Only 30 per cent of the respondents to the questionnaire had a new job on 1 October 2010. One fifth of them were working at a factory demolition site, and slightly more people had found employment in agriculture, in forestry or in fisheries. One in seven of the employed had found employment in the pulp and paper industry. In their new jobs the former paper mill workers consistently found themselves in jobs offering lower wages and poorer working conditions than they had enjoyed in their previous jobs.
Another 30 per cent were so old that they were on the so-called unemployment pathway to retirement. (An unemployed person born before 1950, and who reached the age of 57 prior to the end of the maximum unemployment allowance period of 500 days, has entered the unemployment pathway to retirement. The person will receive continued unemployment allowance until the end of the month in which he or she turns 60.At this stage, he or she may receive an unemployment pension.)
The rest - about 40 per cent in all - benefited from the activation measures of the authorities. Thanks to these measures these workers either studied or were temporarily employed.
Workers in support jobs had found it easier to gain employment than production workers. Support work covers catering, security, welding and cleaning and personnel connected to storage and maintenance units.
The study established that for older workers it had been clearly more difficult to find work than for the younger ones. This trend was aggravated by the lack of interest and willingness on the part of the authorities to support workers who were over 54 years of age. But even among those who could claim a measure of support from the authorities many were dissatisfied with the kind of support they had received. Teaching and learning new skills had too often become irrelevant and practical training was criticized as having been primarily a way to deliver companies with free-of-charge labour.

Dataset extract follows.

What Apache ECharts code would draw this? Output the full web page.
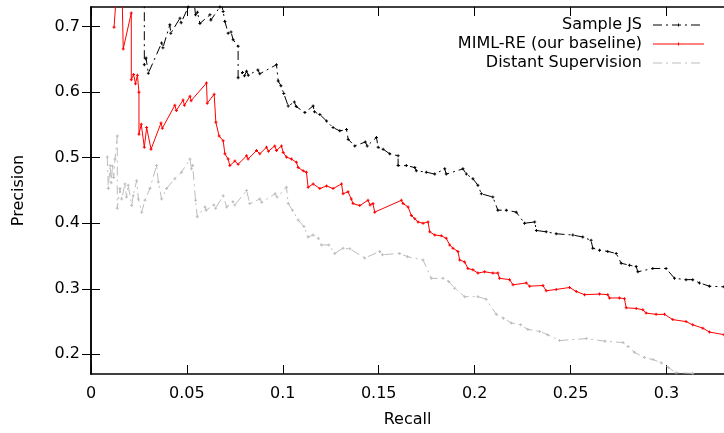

The study on paperworkers' options in the labour market was made by researcher Ari-Matti Näätänen and commissioned by The Paperworkers' Union and the union confederation SAK.
Mixed picture among salaried employees
"Partially salaried employees of the closed mills have fared surprisingly well", PRO's Markku Palokangas says. Employees from the maintenance units and partly from research units are those who have had it easiest when it came to finding a new job.
Least successful in finding new jobs have been production supervisors and especially women over 50 years of age who have held various office or clerical positions.